## Written exercise
Wherever the string "this" occurs in a line of these records, report that line.
##### Supplied records #####
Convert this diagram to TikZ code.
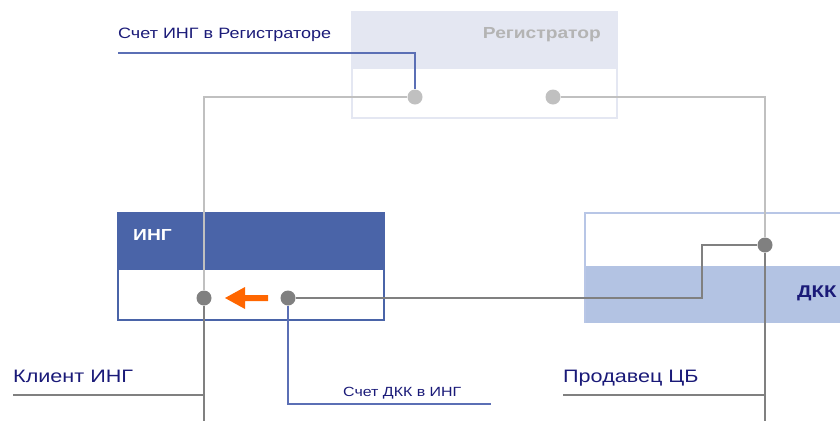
\documentclass[tikz,border=0pt]{standalone}
\usepackage{fontspec}
\setmainfont{Liberation Sans}[FakeStretch=1.2]
\definecolor{navy}{HTML}{1A1A78}
\definecolor{bline}{HTML}{5B6FB5}
\definecolor{ingblue}{HTML}{4A64A8}
\definecolor{dkkfill}{HTML}{B3C3E3}
\definecolor{dkkline}{HTML}{B8C6E6}
\definecolor{reghead}{HTML}{E4E7F2}
\definecolor{regtext}{HTML}{B4B4B4}
\definecolor{lgray}{HTML}{C0C0C0}
\definecolor{dgray}{HTML}{808080}
\definecolor{orng}{HTML}{FF6600}
\begin{document}
\begin{tikzpicture}[x=1pt,y=-1pt,
  ldot/.style={circle,fill=lgray,inner sep=0,minimum size=15pt},
  ddot/.style={circle,fill=dgray,inner sep=0,minimum size=15pt},
  lwire/.style={draw=lgray,line width=2.8pt},
  dwire/.style={draw=dgray,line width=2.8pt},
  bwire/.style={draw=bline,line width=1.6pt},
  lbl/.style={anchor=base west,inner sep=0,text=navy},
]
\useasboundingbox (0,0) rectangle (840,421);
% Registrator box
\fill[reghead] (352,12) rectangle (617,69);
\draw[reghead,line width=1.5pt] (352,12) rectangle (617,118);
\node[anchor=base east,inner sep=0,text=regtext,font=\fontsize{16}{19}\selectfont\bfseries] (regt) at (601,38) {Регистратор};
% ING box
\fill[ingblue] (118,213) rectangle (384,270);
\draw[ingblue,line width=1.5pt] (118,213) rectangle (384,320);
\node[anchor=base west,inner sep=0,text=white,font=\fontsize{16}{19}\selectfont\bfseries] (ingt) at (133,240) {ИНГ};
% DKK box
\fill[dkkfill] (585,266) rectangle (842,323);
\draw[dkkline,line width=1.5pt] (842,213) -- (585,213) -- (585,323);
\node[anchor=base west,inner sep=0,text=navy,font=\fontsize{17}{20}\selectfont\bfseries] (dkkt) at (797,297) {ДКК};
% dots
\node[ldot] (r1) at (415,97) {};
\node[ldot] (r2) at (553,97) {};
\node[ddot] (i1) at (204,298) {};
\node[ddot] (i2) at (288,298) {};
\node[ddot] (d1) at (765,245) {};
\coordinate (bend) at (702,270);
\coordinate (i1b) at (204,421);
\coordinate (d1b) at (765,421);
% labels
\node[lbl,font=\fontsize{15}{18}\selectfont] (l1) at (118,38) {Счет ИНГ в Регистраторе};
\node[lbl,font=\fontsize{18}{21}\selectfont] (l2) at (13,382) {Клиент ИНГ};
\node[lbl,font=\fontsize{18}{21}\selectfont] (l3) at (563,382) {Продавец ЦБ};
\node[lbl,font=\fontsize{13.3}{16}\selectfont] (l4) at (343,396) {Счет ДКК в ИНГ};
\coordinate (l1a) at (118,53);
\coordinate (l2a) at (13,395);
\coordinate (l3a) at (563,395);
\coordinate (l4a) at (491,404);
% wires
\draw[lwire] (r1) -| (i1);
\draw[lwire] (r2) -| (d1);
\draw[dwire] (i2) -| (bend) |- (d1);
\draw[dwire] (i1) -- (i1b);
\draw[dwire] (d1) -- (d1b);
\draw[dwire] (l2a) -- (l2a -| i1b);
\draw[dwire] (l3a) -- (l3a -| d1b);
\draw[bwire] (l1a) -| (r1);
\draw[bwire] (i2) |- (l4a);
% orange arrow
\fill[orng] (225,298) -- (245,287) -- (245,295) -- (268,295) -- (268,301) -- (245,301) -- (245,309) -- cycle;
\end{tikzpicture}
\end{document}
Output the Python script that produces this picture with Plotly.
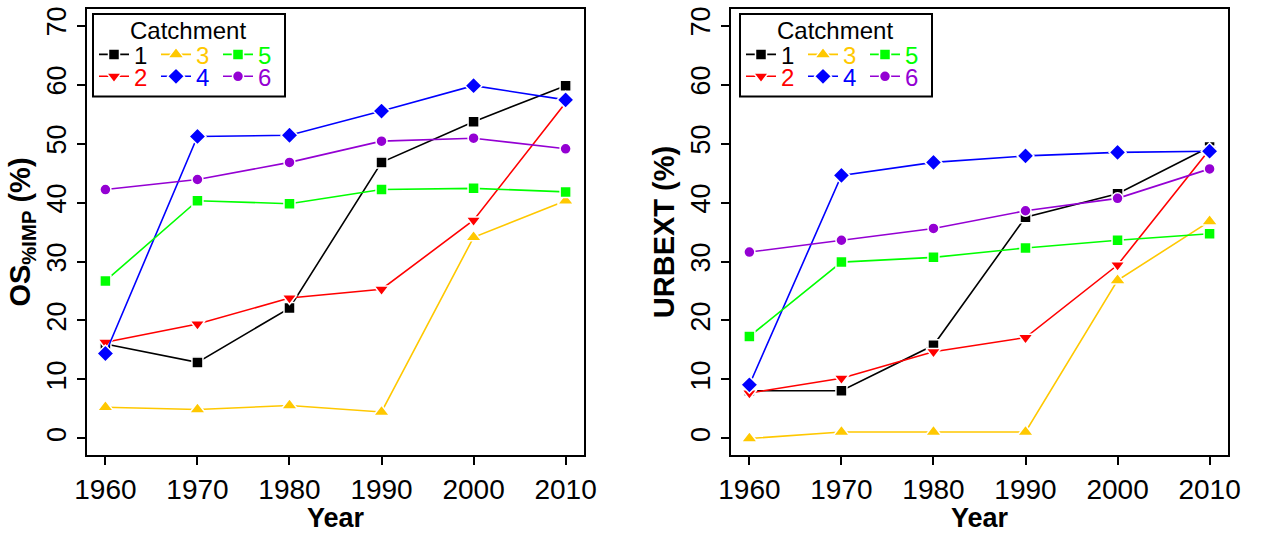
import plotly.graph_objects as go
from plotly.subplots import make_subplots

years = [1960, 1970, 1980, 1990, 2000, 2010]
catchments = ["1", "2", "3", "4", "5", "6"]

os_imp = {
    "1": [16.0, 12.9, 22.1, 46.8, 53.7, 59.8],
    "2": [16.3, 19.4, 23.8, 25.3, 37.0, 56.9],
    "3": [5.3, 4.9, 5.6, 4.5, 34.1, 40.3],
    "4": [14.4, 51.2, 51.4, 55.5, 59.8, 57.4],
    "5": [26.7, 40.3, 39.8, 42.2, 42.4, 41.8],
    "6": [42.2, 43.9, 46.8, 50.4, 50.9, 49.1],
}
urbext = {
    "1": [8.1, 8.1, 15.8, 37.5, 41.5, 49.4],
    "2": [7.7, 10.2, 14.7, 17.1, 29.4, 49.0],
    "3": [0.0, 1.1, 1.1, 1.1, 26.8, 36.8],
    "4": [9.1, 44.6, 46.8, 47.9, 48.5, 48.7],
    "5": [17.3, 29.9, 30.7, 32.3, 33.6, 34.7],
    "6": [31.6, 33.6, 35.6, 38.6, 40.7, 45.7],
}

colors = {"1": "#000000", "2": "#FF0000", "3": "#FFC800", "4": "#0000FF", "5": "#00FF00", "6": "#9400D3"}
symbols = {"1": "square", "2": "triangle-down", "3": "triangle-up", "4": "diamond", "5": "square", "6": "circle"}
sizes = {"1": 11, "2": 13, "3": 14, "4": 13, "5": 11, "6": 11}

FONT = "Liberation Sans, Arial, sans-serif"

W, H = 1262, 533
ML, MR, MT, MB = 87, 34, 7, 78
PW = W - ML - MR
PH = H - MT - MB


def px2x(px):
    return (px - ML) / PW


def py2y(py):
    return 1 - (py - MT) / PH


fig = make_subplots(rows=1, cols=2, horizontal_spacing=0.1288)

for col, data in ((1, os_imp), (2, urbext)):
    for c in catchments:
        row_top = c in ("1", "3", "5")
        if col == 1:
            leg = "legend" if row_top else "legend2"
        else:
            leg = "legend3" if row_top else "legend4"
        fig.add_trace(
            go.Scatter(
                x=years,
                y=data[c],
                mode="lines+markers",
                name=f"<span style='color:{colors[c]}'>{c}</span>",
                line=dict(color=colors[c], width=1.6),
                marker=dict(symbol=symbols[c], size=sizes[c], color=colors[c],
                            line=dict(color="white", width=1.5)),
                legend=leg,
                legendrank=int(c),
                showlegend=True,
            ),
            row=1, col=col,
        )

axis_common = dict(
    showline=True, mirror=True, linecolor="black", linewidth=2,
    ticks="outside", ticklen=8, tickwidth=1.5, tickcolor="black",
    showgrid=False, zeroline=False,
)

for col in (1, 2):
    fig.update_xaxes(range=[1958, 2012], tickvals=years, ticktext=[str(y) for y in years],
                     tickfont=dict(family=FONT, size=28, color="black"),
                     title=dict(text="<b>Year</b>", font=dict(family=FONT, size=27, color="black"), standoff=2),
                     row=1, col=col, **axis_common)
    fig.update_yaxes(range=[-2.8, 72.8], tickvals=list(range(0, 71, 10)), tickangle=-90,
                     tickfont=dict(family=FONT, size=27, color="black"),
                     row=1, col=col, **axis_common)

fig.update_yaxes(title=dict(text="<b>OS<sub>%IMP</sub> (%)</b>", font=dict(family=FONT, size=29, color="black"), standoff=3), row=1, col=1)
fig.update_yaxes(title=dict(text="<b>URBEXT (%)</b>", font=dict(family=FONT, size=29, color="black"), standoff=3), row=1, col=2)

legend_common = dict(
    orientation="h", bgcolor="rgba(0,0,0,0)", borderwidth=0,
    font=dict(family=FONT, size=24, color="black"),
    entrywidth=17, entrywidthmode="pixels", itemwidth=30,
    xanchor="left", yanchor="middle", tracegroupgap=0,
)

shapes = []
annotations = []
for off, (l1, l2) in ((0, ("legend", "legend2")), (647, ("legend3", "legend4"))):
    fig.update_layout(**{
        l1: dict(x=px2x(94 + off), y=py2y(53), **legend_common),
        l2: dict(x=px2x(94 + off), y=py2y(75), **legend_common),
    })
    shapes.append(dict(type="rect", xref="paper", yref="paper",
                       x0=px2x(93 + off), x1=px2x(285 + off), y0=py2y(95), y1=py2y(12),
                       line=dict(color="black", width=2), fillcolor="white", layer="below"))
    annotations.append(dict(text="Catchment", xref="paper", yref="paper",
                            x=px2x(188 + off), y=py2y(29), showarrow=False,
                            xanchor="center", yanchor="middle",
                            font=dict(family=FONT, size=24, color="black")))

fig.update_layout(
    width=W, height=H,
    margin=dict(l=ML, r=MR, t=MT, b=MB),
    paper_bgcolor="white", plot_bgcolor="white",
    shapes=shapes, annotations=annotations,
    font=dict(family=FONT, color="black"),
)

fig.write_html("out.html")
#####
## Written reply
Convert this diagram to TikZ code.
Output the Python script that produces this picture with Plotly.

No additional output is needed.